Paul Ricœur (Valence, 27 de fevereiro de 1913 - Châtenay-Malabry, perto de Paris, 20 de maio de 2005)[1] foi um dos grandes filósofos e pensadores franceses do período que se seguiu à Segunda Guerra Mundial.

Ele desenvolveu contribuições para a fenomenologia e a hermenêutica, em constante diálogo com as ciências humanas e sociais. Ricoeur também interessou-se no existencialismo cristão e na teologia protestante. Seu trabalho está centrado nos conceitos de significado, subjetividade e na função heurística da ficção, especialmente da literatura e da história.

Paul Ricœur nasceu numa família protestante. Órfão de mãe, falecida pouco depois de seu nascimento, perdeu o pai na Primeira Batalha do Marne, dado como morto em 1915, e foi criado por sua tia. Em 1936, licenciado em filosofia, criou a revista Être, inspirada nos preceitos de Karl Barth, teólogo cristão suíço. Em 1939, servindo como oficial de reserva, Ricœur foi preso pelos nazistas e enviado ao campo de Groß Born e depois a Arnswalde, na Pomerânia, atualmente Polônia.[2]

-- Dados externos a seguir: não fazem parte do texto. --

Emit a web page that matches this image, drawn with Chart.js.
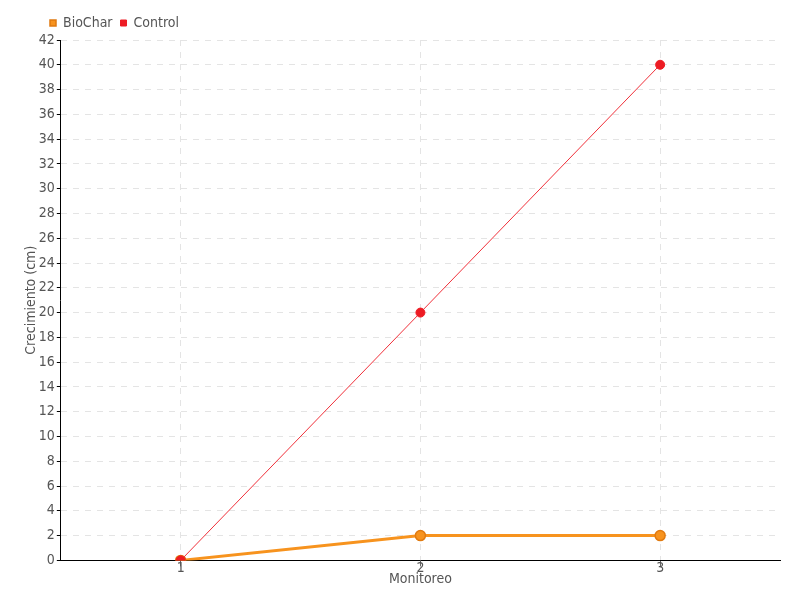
<!DOCTYPE html>
<html>
<head>
<meta charset="utf-8">
<script src="https://cdn.jsdelivr.net/npm/chart.js@4"></script>
<style>
  html, body { margin: 0; padding: 0; background: #fff; }
</style>
</head>
<body>
<canvas id="chart" width="800" height="600"></canvas>
<script>
// Chart data
const monitoreo = ['1', '2', '3'];
const biochar = [0, 2, 2];
const control = [0, 20, 40];

const fontFamily = '"DejaVu Sans Condensed", "Liberation Sans Narrow", sans-serif';
const textColor = '#555';

// shift the legend to the right, like the original
const legendShift = {
  id: 'legendShift',
  afterLayout(chart) {
    if (chart.legend) {
      chart.legend.left += 19;
      chart.legend.right += 19;
    }
  }
};

const ctx = document.getElementById('chart').getContext('2d');
new Chart(ctx, {
  type: 'line',
  data: {
    labels: monitoreo,
    datasets: [
      {
        label: 'BioChar',
        data: biochar,
        borderColor: '#f7931e',
        backgroundColor: '#f7931e',
        pointBorderColor: '#e07a10',
        pointBackgroundColor: '#f7931e',
        borderWidth: 3,
        pointRadius: 5,
        pointBorderWidth: 1.5,
        tension: 0,
        order: 1
      },
      {
        label: 'Control',
        data: control,
        borderColor: '#f0303a',
        backgroundColor: '#ed1c24',
        pointBorderColor: '#ed1c24',
        pointBackgroundColor: '#ed1c24',
        borderWidth: 1,
        pointRadius: 4.5,
        tension: 0,
        order: 0
      }
    ]
  },
  options: {
    responsive: false,
    animation: false,
    layout: { padding: { top: 8, right: 20, left: 23, bottom: 12 } },
    plugins: {
      legend: {
        align: 'start',
        labels: {
          usePointStyle: true,
          pointStyle: 'rect',
          boxWidth: 6,
          boxHeight: 6,
          padding: 8,
          color: textColor,
          font: { family: fontFamily, size: 14 },
          sort: (a, b) => a.datasetIndex - b.datasetIndex
        }
      },
      tooltip: { enabled: false }
    },
    scales: {
      x: {
        offset: true,
        grid: {
          offset: false,
          color: '#e4e4e4',
          tickColor: '#666',
          tickLength: 6
        },
        border: { color: '#000', width: 1, dash: [6, 6] },
        ticks: { color: textColor, font: { family: fontFamily, size: 14 }, padding: -6 },
        title: {
          display: true,
          text: 'Monitoreo',
          color: textColor,
          font: { family: fontFamily, size: 14 },
          padding: { top: 0, bottom: 0 }
        }
      },
      y: {
        min: 0,
        max: 42,
        ticks: {
          stepSize: 2,
          color: textColor,
          font: { family: fontFamily, size: 14 },
          padding: 2
        },
        grid: {
          color: '#e4e4e4',
          tickColor: '#000',
          tickLength: 4
        },
        border: { color: '#000', width: 1, dash: [6, 6] },
        title: {
          display: true,
          text: 'Crecimiento (cm)',
          color: textColor,
          font: { family: fontFamily, size: 14 },
          padding: { top: 0, bottom: -3 }
        }
      }
    }
  },
  plugins: [legendShift]
});
</script>
</body>
</html>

No pós-guerra foi catedrático na Universidade da Sorbonne.[3] Ministrou aulas também nas universidades de Louvaina (Bélgica) e Yale (EUA),[4][5] onde elaborou uma importante obra de filosofia política. Paul Ricœur participou de debates sobre linguística, psicanálise, o estruturalismo e a hermenêutica, com um interesse particular pelos textos sagrados do cristianismo.

Ricœur descreve assim, em 1991, suas raízes filosóficas: "Se reflito, dando um passo para trás de meio século [...], sobre as influências que reconheço ter sofrido, sou grato por ter sido desde o início solicitado por forças contrárias e fidelidades opostas: de uma parte, Gabriel Marcel, ao qual acrescento Emmanuel Mounier; de outra, Edmund Husserl". Portanto, Ricoeur forma-se em contacto com as ideias do existencialismo, do personalismo e da fenomenologia.

Suas obras importantes são: A filosofia da vontade (primeira parte: O voluntário e o involuntário, 1950; segunda parte: Finitude e culpa, 1960, em dois volumes: O homem falível e A simbólica do mal). De 1969 é O conflito das interpretações. Em 1975 apareceu A metáfora viva.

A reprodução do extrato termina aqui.